## START

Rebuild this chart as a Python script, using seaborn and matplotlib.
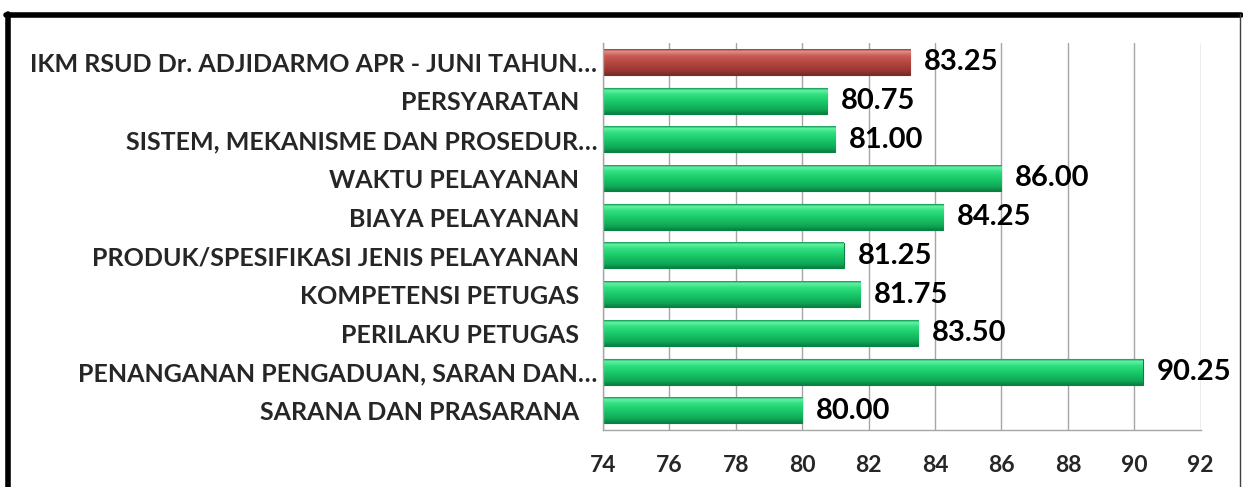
import numpy as np
import seaborn as sns
import matplotlib.pyplot as plt
from matplotlib.colors import to_rgb
from matplotlib.lines import Line2D

# Data
labels = [
    "IKM RSUD Dr. ADJIDARMO APR - JUNI TAHUN\u2026",
    "PERSYARATAN   ",
    "SISTEM, MEKANISME DAN PROSEDUR\u2026",
    "WAKTU PELAYANAN   ",
    "BIAYA PELAYANAN   ",
    "PRODUK/SPESIFIKASI JENIS PELAYANAN   ",
    "KOMPETENSI PETUGAS   ",
    "PERILAKU PETUGAS   ",
    "PENANGANAN PENGADUAN, SARAN DAN\u2026",
    "SARANA DAN PRASARANA   ",
]
values = [83.25, 80.75, 81.00, 86.00, 84.25, 81.25, 81.75, 83.50, 90.25, 80.00]
x_ticks = [74, 76, 78, 80, 82, 84, 86, 88, 90, 92]

# Colours: first bar is the overall index (red), the rest green
green_shade = ["#139a55", "#63f2a5", "#2fdf80", "#18c667", "#0fa656", "#0b8043"]
red_shade = ["#9a3a36", "#e2908b", "#ca5c57", "#b3453f", "#963632", "#7a2a27"]
shade_stops = [0.0, 0.08, 0.25, 0.55, 0.85, 1.0]
bar_colors = ["#b3453f"] + ["#18c667"] * (len(labels) - 1)

sns.set_style("white")
plt.rcParams['font.family'] = ['Lato', 'DejaVu Sans']
plt.rcParams['font.weight'] = 'bold'

fig = plt.figure(figsize=(12.43, 4.87), dpi=100)
ax = fig.add_axes([0.485, 0.117, 0.481, 0.795])

sns.barplot(x=values, y=labels, hue=labels, palette=bar_colors, legend=False,
            orient='h', width=0.65, ax=ax, saturation=1, zorder=3)

x_min, x_max = x_ticks[0], x_ticks[-1]
ax.set_xlim(x_min, x_max)
ax.set_ylim(len(labels) - 0.5, -0.5)


def gradient(colors, n=60):
    t = np.linspace(0, 1, n)
    rgb = np.array([to_rgb(c) for c in colors])
    out = np.stack([np.interp(t, shade_stops, rgb[:, k]) for k in range(3)], axis=-1)
    return out[:, None, :]


# 3D-like vertical shading over each bar (bars start at the axis minimum)
for i, patch in enumerate(ax.patches):
    x0, y0 = max(patch.get_x(), x_min), patch.get_y()
    x1, h = patch.get_x() + patch.get_width(), patch.get_height()
    shade = red_shade if i == 0 else green_shade
    patch.set_edgecolor(shade[-1])
    patch.set_linewidth(0.8)
    ax.imshow(gradient(shade), extent=(x0, x1, y0 + h, y0),
              aspect='auto', origin='upper', zorder=3.5, interpolation='bilinear')

ax.set_xlim(x_min, x_max)
ax.set_ylim(len(labels) - 0.5, -0.5)

for cont in ax.containers:
    ax.bar_label(cont, fmt='%.2f', padding=10, fontsize=21, fontweight='bold', color='black')

ax.set_xticks(x_ticks)
ax.set_xlabel("")
ax.set_ylabel("")

ax.grid(True, axis='x', color='#a6a6a6', lw=1, zorder=0)
ax.set_axisbelow(True)
for s in ['top', 'right']:
    ax.spines[s].set_visible(False)
for s in ['left', 'bottom']:
    ax.spines[s].set_color('#a6a6a6')
    ax.spines[s].set_linewidth(1)
    ax.spines[s].set_zorder(5)

ax.tick_params(axis='x', which='major', direction='out', length=6, color='#a6a6a6',
               pad=12, labelsize=16.5)
ax.tick_params(axis='y', which='major', length=0, pad=4, labelsize=18)
ax.set_yticks(np.arange(-0.5, len(labels), 1), minor=True)
ax.tick_params(axis='y', which='minor', direction='out', length=6, color='#a6a6a6')

# Chart frame (cropped Excel-style border)
fig.add_artist(Line2D([0.0065, 0.0065], [0, 0.972], color='black', lw=4, transform=fig.transFigure))
fig.add_artist(Line2D([0.0045, 0.998], [0.970, 0.970], color='black', lw=4, transform=fig.transFigure))
fig.add_artist(Line2D([0.9975, 0.9975], [0, 0.972], color='#404040', lw=1, transform=fig.transFigure))

fig.savefig("out.png", dpi=100)
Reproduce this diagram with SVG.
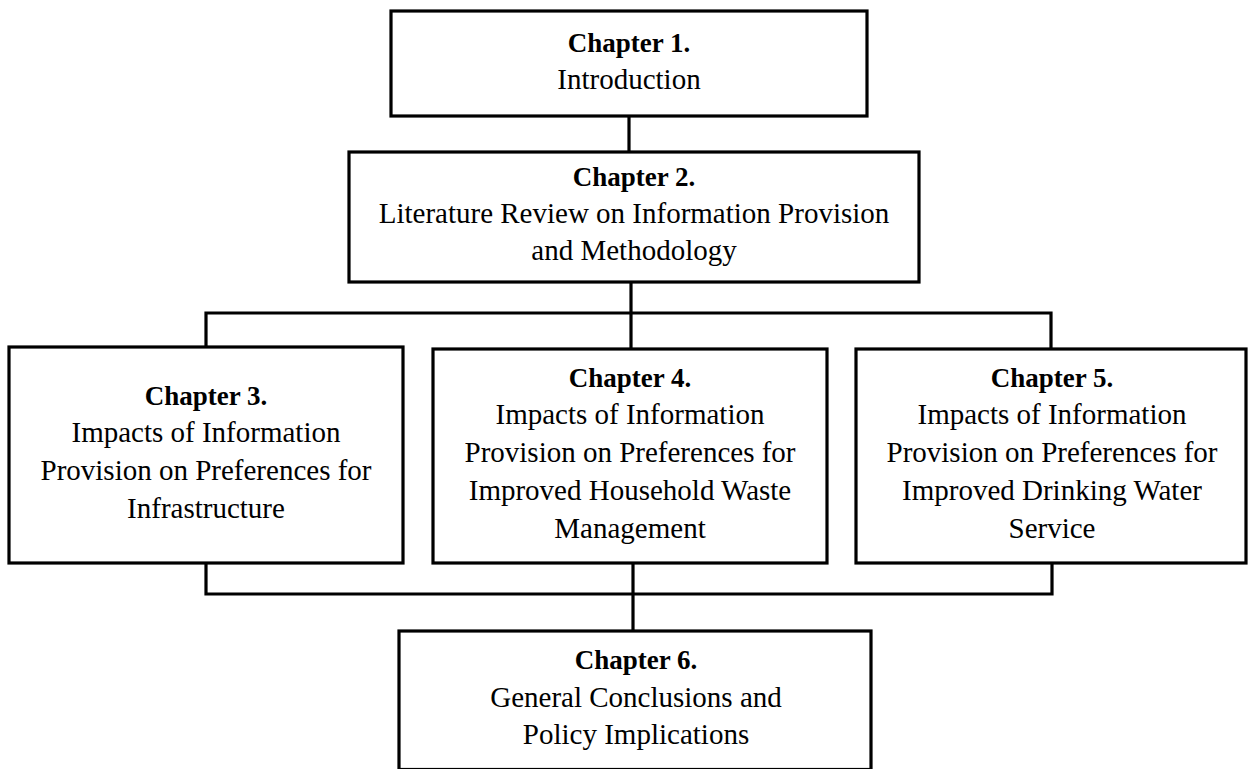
<svg xmlns="http://www.w3.org/2000/svg" width="1248" height="769" viewBox="0 0 1248 769">
<style>
.box{fill:#ffffff;stroke:#000000;stroke-width:3.2}
.ln{fill:none;stroke:#000000;stroke-width:3.2}
text{font-family:"Liberation Serif","Times New Roman",serif;fill:#000000;text-anchor:middle}
.t{font-weight:bold;font-size:27px}
.b{font-size:29px}
</style>
<rect width="1248" height="769" fill="#ffffff"/>
<g id="connectors">
<line class="ln" x1="629" y1="116" x2="629" y2="152"/>
<line class="ln" x1="631" y1="282" x2="631" y2="349"/>
<polyline class="ln" points="206,347 206,313 1051,313 1051,349"/>
<polyline class="ln" points="206,563 206,594 1052,594 1052,563"/>
<line class="ln" x1="633" y1="563" x2="633" y2="631"/>
</g>
<g id="ch1">
<rect class="box" x="391" y="11" width="476" height="105"/>
<text class="t" x="629" y="52">Chapter 1.</text>
<text class="b" x="629" y="89">Introduction</text>
</g>
<g id="ch2">
<rect class="box" x="349" y="152" width="570" height="130"/>
<text class="t" x="634" y="186">Chapter 2.</text>
<text class="b" x="634" y="223">Literature Review on Information Provision</text>
<text class="b" x="634" y="260">and Methodology</text>
</g>
<g id="ch3">
<rect class="box" x="9" y="347" width="394" height="216"/>
<text class="t" x="206" y="405">Chapter 3.</text>
<text class="b" x="206" y="442">Impacts of Information</text>
<text class="b" x="206" y="480">Provision on Preferences for</text>
<text class="b" x="206" y="518">Infrastructure</text>
</g>
<g id="ch4">
<rect class="box" x="433" y="349" width="394" height="214"/>
<text class="t" x="630" y="387">Chapter 4.</text>
<text class="b" x="630" y="424">Impacts of Information</text>
<text class="b" x="630" y="462">Provision on Preferences for</text>
<text class="b" x="630" y="500">Improved Household Waste</text>
<text class="b" x="630" y="538">Management</text>
</g>
<g id="ch5">
<rect class="box" x="856" y="349" width="390" height="214"/>
<text class="t" x="1052" y="387">Chapter 5.</text>
<text class="b" x="1052" y="424">Impacts of Information</text>
<text class="b" x="1052" y="462">Provision on Preferences for</text>
<text class="b" x="1052" y="500">Improved Drinking Water</text>
<text class="b" x="1052" y="538">Service</text>
</g>
<g id="ch6">
<rect class="box" x="399" y="631" width="472" height="138.5"/>
<text class="t" x="636" y="669">Chapter 6.</text>
<text class="b" x="636" y="707">General Conclusions and</text>
<text class="b" x="636" y="744">Policy Implications</text>
</g>
</svg>
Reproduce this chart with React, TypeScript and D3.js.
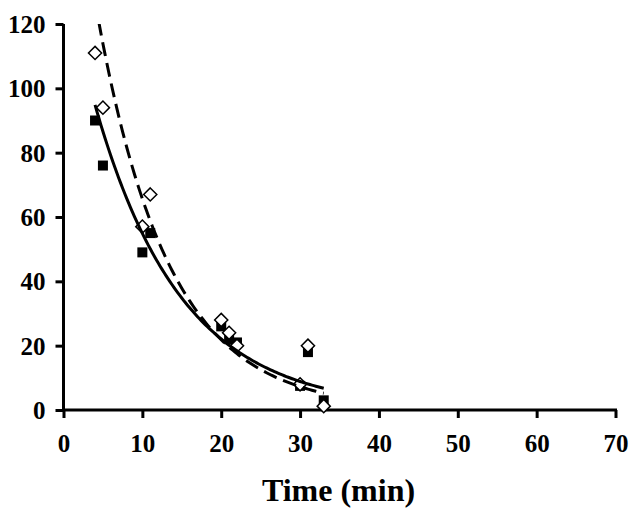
import React, { useEffect, useRef } from 'react';
import * as d3 from 'd3';

// time (min)
const timesFilled = [4, 5, 10, 11, 20, 21, 22, 30, 31, 33];
const valuesFilled = [90, 76, 49, 55, 26, 22, 21, 7.5, 18, 3];
const timesOpen = [4, 5, 10, 11, 20, 21, 22, 30, 31, 33];
const valuesOpen = [111, 94, 57, 67, 28, 24, 20, 8, 20, 1.2];

const xTicks = [0, 10, 20, 30, 40, 50, 60, 70];
const yTicks = [0, 20, 40, 60, 80, 100, 120];
const xTitle = 'Time (min)';

// exponential trendline, least squares on ln(y)
function expFit(xs: number[], ys: number[]) {
  const ly = ys.map(v => Math.log(v));
  const mx = d3.mean(xs) as number;
  const my = d3.mean(ly) as number;
  let sxy = 0, sxx = 0;
  xs.forEach((x, i) => { sxy += (x - mx) * (ly[i] - my); sxx += (x - mx) * (x - mx); });
  const b = sxy / sxx;
  const a = Math.exp(my - b * mx);
  return (x: number) => a * Math.exp(b * x);
}

const W = 637, H = 516;
const left = 63.5, right = 615.5, top = 24, bottom = 410;

const App = () => {
  const ref = useRef<SVGSVGElement>(null);

  useEffect(() => {
    const svg = d3.select(ref.current);
    svg.selectAll('*').remove();

    const x = d3.scaleLinear().domain([0, 70]).range([left, right]);
    const y = d3.scaleLinear().domain([0, 120]).range([bottom, top]);
    const font = '"Liberation Serif", "Times New Roman", serif';

    svg.append('defs').append('clipPath').attr('id', 'plot')
      .append('rect').attr('x', left).attr('y', top).attr('width', right - left).attr('height', bottom - top);

    const xAxis = svg.append('g').attr('transform', `translate(0,${bottom})`)
      .call(d3.axisBottom(x).tickValues(xTicks).tickSize(8).tickPadding(16).tickSizeOuter(0));
    const yAxis = svg.append('g').attr('transform', `translate(${left},0)`)
      .call(d3.axisLeft(y).tickValues(yTicks).tickSize(8).tickPadding(10).tickSizeOuter(0));

    [xAxis, yAxis].forEach(g => {
      g.select('.domain').attr('stroke', '#000').attr('stroke-width', 3);
      g.selectAll('.tick line').attr('stroke', '#000').attr('stroke-width', 3);
      g.selectAll('.tick text').attr('font-family', font).attr('font-weight', 'bold')
        .attr('font-size', 25).attr('fill', '#000');
    });
    xAxis.select('.domain').attr('d', `M${left - 1.5},0H${right + 1.5}`);
    yAxis.select('.domain').attr('d', `M0,${top}V${bottom + 1.5}`);
    yAxis.selectAll('.tick text').attr('dy', '0.34em');

    svg.append('text')
      .attr('x', 338.5).attr('y', 501)
      .attr('text-anchor', 'middle')
      .attr('font-family', font).attr('font-weight', 'bold').attr('font-size', 32)
      .text(xTitle);

    const filled = timesFilled.map((t, i) => [t, valuesFilled[i]]);
    const open = timesOpen.map((t, i) => [t, valuesOpen[i]]);

    svg.append('g').selectAll('rect').data(filled).enter().append('rect')
      .attr('x', d => x(d[0]) - 5).attr('y', d => y(d[1]) - 5)
      .attr('width', 10).attr('height', 10).attr('fill', '#000');

    const diamond = d3.symbol().type(d3.symbolDiamond2).size(110);
    svg.append('g').selectAll('path').data(open).enter().append('path')
      .attr('transform', d => `translate(${x(d[0])},${y(d[1])})`)
      .attr('d', diamond()).attr('fill', '#fff').attr('stroke', '#000').attr('stroke-width', 1.5);

    const fitF = expFit(timesFilled, valuesFilled);
    const fitO = expFit(timesOpen, valuesOpen);
    const xsF = d3.range(d3.min(timesFilled) as number, (d3.max(timesFilled) as number) + 0.001, 0.25);
    const xsO = d3.range(d3.min(timesOpen) as number, (d3.max(timesOpen) as number) + 0.001, 0.25);
    const line = d3.line<number[]>().x(d => x(d[0])).y(d => y(d[1]));

    const g = svg.append('g').attr('clip-path', 'url(#plot)');
    g.append('path').datum(xsF.map(t => [t, fitF(t)]))
      .attr('d', line).attr('fill', 'none').attr('stroke', '#000').attr('stroke-width', 3);
    g.append('path').datum(xsO.map(t => [t, fitO(t)]))
      .attr('d', line).attr('fill', 'none').attr('stroke', '#000').attr('stroke-width', 3)
      .attr('stroke-dasharray', '14,7');
  }, []);

  return <svg ref={ref} width={W} height={H} style={{ position: 'absolute', left: 0, top: 0 }} />;
};

export default App;
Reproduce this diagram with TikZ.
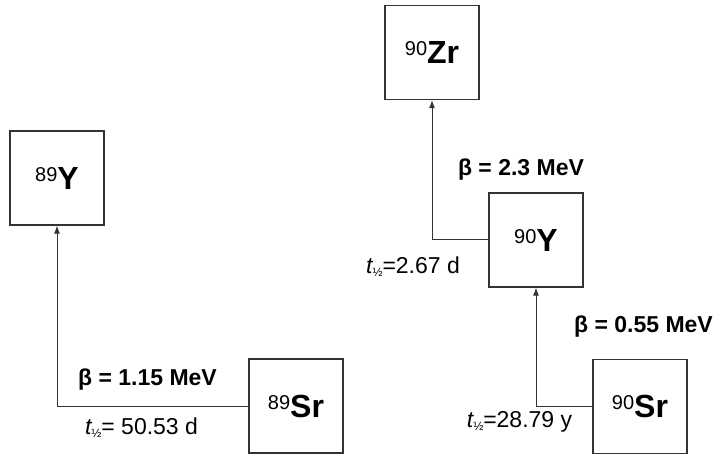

## END

SET TASK =
Give back only the lines from the one holding "Reproduce this chart" through the one holding "8, 20, 1.2];", both kept, exactly as written. Omit the images.

FULL OUTPUT =
Reproduce this chart with React, TypeScript and D3.js.
import React, { useEffect, useRef } from 'react';
import * as d3 from 'd3';

// time (min)
const timesFilled = [4, 5, 10, 11, 20, 21, 22, 30, 31, 33];
const valuesFilled = [90, 76, 49, 55, 26, 22, 21, 7.5, 18, 3];
const timesOpen = [4, 5, 10, 11, 20, 21, 22, 30, 31, 33];
const valuesOpen = [111, 94, 57, 67, 28, 24, 20, 8, 20, 1.2];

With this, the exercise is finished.